→ **What you are asked to do**:
In the entries, find all lines that hold the word "this" and copy them.

→ **Given records**:
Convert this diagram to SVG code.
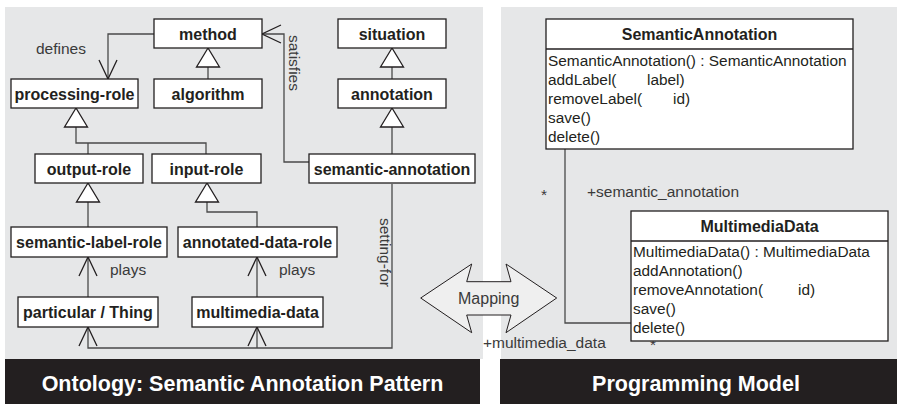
<svg xmlns="http://www.w3.org/2000/svg" width="897" height="404" viewBox="0 0 897 404">
<style>
.bg{fill:#e6e7e8}
.band{fill:#231f20}
.node{fill:#fff;stroke:#231f20;stroke-width:1.3}
.nt{font-family:"Liberation Sans",Arial,sans-serif;font-weight:bold;font-size:16px;fill:#231f20;text-anchor:middle}
.lbl{font-family:"Liberation Sans",Arial,sans-serif;font-size:15.5px;fill:#3a3a3a}
.op{font-family:"Liberation Sans",Arial,sans-serif;font-size:15.4px;fill:#231f20}
.title{font-family:"Liberation Sans",Arial,sans-serif;font-weight:bold;font-size:21.5px;fill:#fff;text-anchor:middle}
.ln{fill:none;stroke:#4a4a4a;stroke-width:1.3}
</style>
<defs>
<marker id="tri" markerUnits="userSpaceOnUse" markerWidth="24" markerHeight="26" viewBox="-21 -13 24 26" refX="0" refY="0" orient="auto">
<path d="M0,0 L-19,-11.5 L-19,11.5 Z" fill="#fff" stroke="#231f20" stroke-width="1.3"/>
</marker>
<marker id="open" markerUnits="userSpaceOnUse" markerWidth="24" markerHeight="24" viewBox="-21 -12 24 24" refX="0" refY="0" orient="auto">
<path d="M-19,-9 L0,0 L-19,9" fill="none" stroke="#231f20" stroke-width="1.3"/>
</marker>
</defs>

<rect class="bg" x="5" y="7" width="478" height="352"/>
<rect class="bg" x="501" y="7" width="396" height="352"/>
<rect class="band" x="5" y="359" width="475" height="45"/>
<rect class="band" x="500" y="359" width="397" height="45"/>
<text class="title" x="242.5" y="391">Ontology: Semantic Annotation Pattern</text>
<text class="title" x="696" y="391">Programming Model</text>

<g id="connectors">
<path class="ln" d="M208,79 V48" marker-end="url(#tri)"/>
<path class="ln" d="M392,79 V48" marker-end="url(#tri)"/>
<path class="ln" d="M392,154 V108" marker-end="url(#tri)"/>
<path class="ln" d="M206,154 V143 H76 V108" marker-end="url(#tri)"/>
<path class="ln" d="M88,154 V143"/>
<path class="ln" d="M88,227 V183" marker-end="url(#tri)"/>
<path class="ln" d="M257,227 V212 H207 V183" marker-end="url(#tri)"/>
<path class="ln" d="M154,34 H108 V79" marker-end="url(#open)"/>
<path class="ln" d="M309,162 H284 V34 H262" marker-end="url(#open)"/>
<path class="ln" d="M88,297 V257" marker-end="url(#open)"/>
<path class="ln" d="M257,297 V257" marker-end="url(#open)"/>
<path class="ln" d="M392,184 V348 H88 V327" marker-end="url(#open)"/>
<path class="ln" d="M257,348 V327" marker-end="url(#open)"/>
<path class="ln" d="M565,149 V323 H631"/>
<text class="lbl" x="36" y="54">defines</text>
<text class="lbl" transform="translate(289,35) rotate(90)">satisfies</text>
<text class="lbl" transform="translate(380,218) rotate(90)">setting-for</text>
<text class="lbl" x="110" y="275">plays</text>
<text class="lbl" x="279" y="275">plays</text>
<text class="lbl" x="541" y="200">*</text>
<text class="lbl" x="587" y="197">+semantic_annotation</text>
<text class="lbl" x="650" y="350">*</text>
<text class="lbl" x="483" y="348">+multimedia_data</text>
</g>

<g id="mapping">
<polygon points="420.7,298 471.7,264 466.7,281.7 511,281.7 506,264 556.7,298 506,332.7 511,315 466.7,315 471.7,332.7" fill="#efefef" stroke="#231f20" stroke-width="1"/>
<text class="lbl" x="488.7" y="304" text-anchor="middle" style="font-size:16px">Mapping</text>
</g>

<g id="method"><rect class="node" x="154" y="19" width="108" height="29"/><text class="nt" x="208" y="39.5">method</text></g>
<g id="situation"><rect class="node" x="338" y="19" width="108" height="29"/><text class="nt" x="392" y="39.5">situation</text></g>
<g id="processing-role"><rect class="node" x="11" y="79" width="127" height="29"/><text class="nt" x="74.5" y="99.5">processing-role</text></g>
<g id="algorithm"><rect class="node" x="154" y="79" width="108" height="29"/><text class="nt" x="208" y="99.5">algorithm</text></g>
<g id="annotation"><rect class="node" x="338" y="79" width="108" height="29"/><text class="nt" x="392" y="99.5">annotation</text></g>
<g id="output-role"><rect class="node" x="35" y="154" width="108" height="29"/><text class="nt" x="89" y="174.5">output-role</text></g>
<g id="input-role"><rect class="node" x="152" y="154" width="109" height="29"/><text class="nt" x="206.5" y="174.5">input-role</text></g>
<g id="semantic-annotation"><rect class="node" x="309" y="154" width="166" height="29"/><text class="nt" x="392" y="174.5">semantic-annotation</text></g>
<g id="semantic-label-role"><rect class="node" x="11" y="227" width="156" height="30"/><text class="nt" x="89" y="248">semantic-label-role</text></g>
<g id="annotated-data-role"><rect class="node" x="178" y="227" width="159" height="30"/><text class="nt" x="257.5" y="248">annotated-data-role</text></g>
<g id="particular-thing"><rect class="node" x="18" y="297" width="140" height="30"/><text class="nt" x="88" y="318">particular / Thing</text></g>
<g id="multimedia-data"><rect class="node" x="192" y="297" width="131" height="30"/><text class="nt" x="257.5" y="318">multimedia-data</text></g>

<g id="SemanticAnnotation">
<rect class="node" x="546" y="19" width="307" height="130"/>
<line x1="546" y1="49" x2="853" y2="49" stroke="#231f20" stroke-width="1.3"/>
<text class="nt" x="699.5" y="40">SemanticAnnotation</text>
<text class="op" x="548" y="66">SemanticAnnotation() : SemanticAnnotation</text>
<text class="op" x="548" y="85">addLabel(</text><text class="op" x="647" y="85">label)</text>
<text class="op" x="548" y="104">removeLabel(</text><text class="op" x="673" y="104">id)</text>
<text class="op" x="548" y="123">save()</text>
<text class="op" x="548" y="142">delete()</text>
</g>

<g id="MultimediaData">
<rect class="node" x="631" y="211" width="257" height="130"/>
<line x1="631" y1="241" x2="888" y2="241" stroke="#231f20" stroke-width="1.3"/>
<text class="nt" x="759.5" y="232">MultimediaData</text>
<text class="op" x="633" y="257">MultimediaData() : MultimediaData</text>
<text class="op" x="633" y="276">addAnnotation()</text>
<text class="op" x="633" y="295">removeAnnotation(</text><text class="op" x="798" y="295">id)</text>
<text class="op" x="633" y="314">save()</text>
<text class="op" x="633" y="333">delete()</text>
</g>
</svg>
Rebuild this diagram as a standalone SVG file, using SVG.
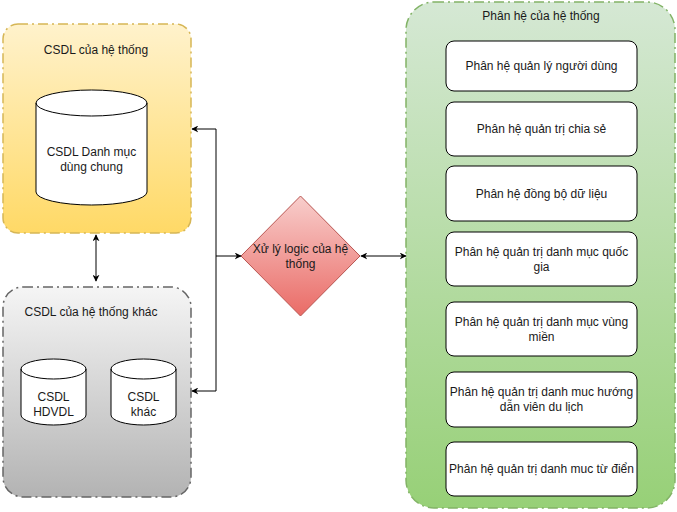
<svg xmlns="http://www.w3.org/2000/svg" width="677" height="512" viewBox="0 0 677 512">
<style>
text{font-family:"Liberation Sans",Arial,sans-serif;font-size:12px;fill:#1a1a1a;text-anchor:middle}
.cont{stroke-width:1.5;stroke-dasharray:10 4 2 4}
.box{fill:#fff;stroke:#000;stroke-width:1}
.cyl{fill:#fff;stroke:#000;stroke-width:1}
.edge{fill:none;stroke:#000;stroke-width:1}
</style>
<defs>
<linearGradient id="gY" x1="0" y1="0" x2="0" y2="1"><stop offset="0" stop-color="#fff2cc"/><stop offset="1" stop-color="#ffd966"/></linearGradient>
<linearGradient id="gG" x1="0" y1="0" x2="0" y2="1"><stop offset="0" stop-color="#f5f5f5"/><stop offset="1" stop-color="#b3b3b3"/></linearGradient>
<linearGradient id="gN" x1="0" y1="0" x2="0" y2="1"><stop offset="0" stop-color="#d5e8d4"/><stop offset="1" stop-color="#97d077"/></linearGradient>
<linearGradient id="gR" x1="0" y1="0" x2="0" y2="1"><stop offset="0" stop-color="#f8cecc"/><stop offset="1" stop-color="#ea6b66"/></linearGradient>
<marker id="ah" viewBox="0 0 10 10" refX="9" refY="5" markerWidth="7" markerHeight="7" orient="auto-start-reverse" markerUnits="userSpaceOnUse"><path d="M0,0 L10,5 L0,10 L3,5 Z" fill="#000"/></marker>
</defs>

<g id="csdl-he-thong">
<rect x="3" y="24" width="188" height="209" rx="15" fill="url(#gY)" stroke="#d6b656" class="cont"/>
<text x="96" y="54">CSDL của hệ thống</text>
</g>
<g id="csdl-danh-muc">
<path class="cyl" d="M36,103 A55.5,13 0 0 1 147,103 L147,192 A55.5,13 0 0 1 36,192 Z"/>
<path class="edge" d="M36,103 A55.5,13 0 0 0 147,103"/>
<text x="91.5" y="156">CSDL Danh mục</text>
<text x="91.5" y="171">dùng chung</text>
</g>

<g id="csdl-khac-container">
<rect x="3" y="287" width="188" height="210" rx="20" fill="url(#gG)" stroke="#666666" class="cont"/>
<text x="91" y="316">CSDL của hệ thống khác</text>
</g>
<g id="csdl-hdvdl">
<path class="cyl" d="M21,369 A32.5,10 0 0 1 86,369 L86,415 A32.5,10 0 0 1 21,415 Z"/>
<path class="edge" d="M21,369 A32.5,10 0 0 0 86,369"/>
<text x="53.5" y="401">CSDL</text>
<text x="53.5" y="416">HDVDL</text>
</g>
<g id="csdl-khac">
<path class="cyl" d="M111,369 A32.5,10 0 0 1 176,369 L176,415 A32.5,10 0 0 1 111,415 Z"/>
<path class="edge" d="M111,369 A32.5,10 0 0 0 176,369"/>
<text x="143.5" y="401">CSDL</text>
<text x="143.5" y="416">khác</text>
</g>

<g id="xu-ly-logic">
<polygon points="300.5,196 360,256 300.5,316 241,256" fill="url(#gR)" stroke="#b85450" stroke-width="1"/>
<text x="300.5" y="253">Xử lý logic của hệ</text>
<text x="300.5" y="268">thống</text>
</g>

<g id="phan-he-container">
<rect x="406" y="2" width="269" height="506" rx="28" fill="url(#gN)" stroke="#82b366" class="cont"/>
<text x="541" y="20">Phân hệ của hệ thống</text>
</g>
<g id="ph1"><rect class="box" x="446" y="41" width="191" height="50" rx="8"/><text x="541.5" y="70">Phân hệ quản lý người dùng</text></g>
<g id="ph2"><rect class="box" x="446" y="102" width="191" height="54" rx="8"/><text x="541.5" y="133">Phân hệ quản trị chia sẻ</text></g>
<g id="ph3"><rect class="box" x="446" y="166" width="191" height="55" rx="8"/><text x="541.5" y="198">Phân hệ đồng bộ dữ liệu</text></g>
<g id="ph4"><rect class="box" x="446" y="232" width="191" height="54" rx="8"/><text x="541.5" y="256">Phân hệ quản trị danh mục quốc</text><text x="541.5" y="271">gia</text></g>
<g id="ph5"><rect class="box" x="446" y="302" width="191" height="54" rx="8"/><text x="541.5" y="326">Phân hệ quản trị danh mục vùng</text><text x="541.5" y="341">miền</text></g>
<g id="ph6"><rect class="box" x="446" y="372" width="191" height="55" rx="8"/><text x="541.5" y="396">Phân hệ quản trị danh muc hướng</text><text x="541.5" y="411">dẫn viên du lịch</text></g>
<g id="ph7"><rect class="box" x="446" y="442" width="191" height="54" rx="8"/><text x="541.5" y="473">Phân hệ quản trị danh muc từ điển</text></g>

<g id="connectors">
<path class="edge" d="M96,235 L96,281" marker-start="url(#ah)" marker-end="url(#ah)"/>
<path class="edge" d="M192,129 L216,129 L216,391 L192,391" marker-start="url(#ah)" marker-end="url(#ah)"/>
<path class="edge" d="M216,256 L241,256" marker-end="url(#ah)"/>
<path class="edge" d="M361,256 L406,256" marker-start="url(#ah)" marker-end="url(#ah)"/>
</g>
</svg>
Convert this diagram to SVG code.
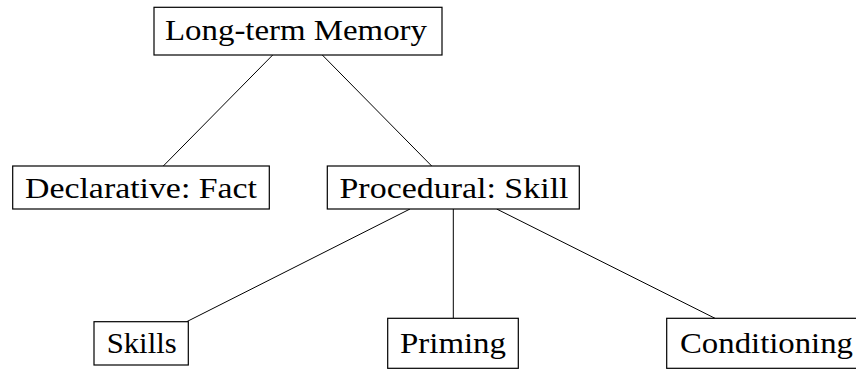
<svg xmlns="http://www.w3.org/2000/svg" width="856" height="369" viewBox="0 0 856 369">
<style>
rect.box{fill:#fff;stroke:#000;stroke-width:1.2}
text{font-family:"Liberation Serif","Times New Roman",serif;font-size:30px;fill:#000}
.edge{stroke:#000;stroke-width:1;fill:none}
</style>
<rect width="856" height="369" fill="#fff"/>
<g id="connectors">
<line class="edge" x1="272.7" y1="55" x2="163.3" y2="166"/>
<line class="edge" x1="322.3" y1="55" x2="431.7" y2="166"/>
<line class="edge" x1="410" y1="209" x2="186.7" y2="321.7"/>
<line class="edge" x1="453.3" y1="209" x2="453.3" y2="318.3"/>
<line class="edge" x1="496.7" y1="209" x2="715" y2="318.3"/>
</g>
<g id="ltm">
<rect class="box" x="154" y="7.3" width="288" height="47.7"/>
<text x="165" y="39.5" textLength="262" lengthAdjust="spacingAndGlyphs">Long-term Memory</text>
</g>
<g id="declarative">
<rect class="box" x="12.7" y="166" width="256.6" height="43"/>
<text x="25" y="198.3" textLength="232" lengthAdjust="spacingAndGlyphs">Declarative: Fact</text>
</g>
<g id="procedural">
<rect class="box" x="327.3" y="166" width="252" height="43"/>
<text x="339.5" y="198.3" textLength="229" lengthAdjust="spacingAndGlyphs">Procedural: Skill</text>
</g>
<g id="skills">
<rect class="box" x="94" y="321.7" width="94.3" height="43.3"/>
<text x="106.7" y="353.3" textLength="70" lengthAdjust="spacingAndGlyphs">Skills</text>
</g>
<g id="priming">
<rect class="box" x="387.7" y="318.3" width="130.6" height="50"/>
<text x="400" y="353.3" textLength="106" lengthAdjust="spacingAndGlyphs">Priming</text>
</g>
<g id="conditioning">
<rect class="box" x="666.7" y="318.3" width="200" height="50"/>
<text x="680" y="353.3" textLength="173" lengthAdjust="spacingAndGlyphs">Conditioning</text>
</g>
</svg>
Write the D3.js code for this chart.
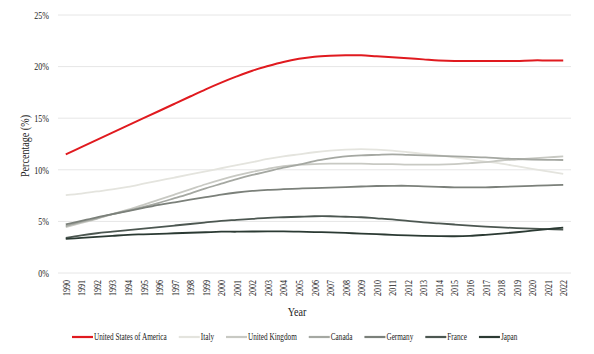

→ **Task answer**:
Convert this diagram to SVG code.
Rebuild this diagram as a standalone SVG file, using SVG.
Convert this diagram to SVG code.
Write the D3.js code for this chart.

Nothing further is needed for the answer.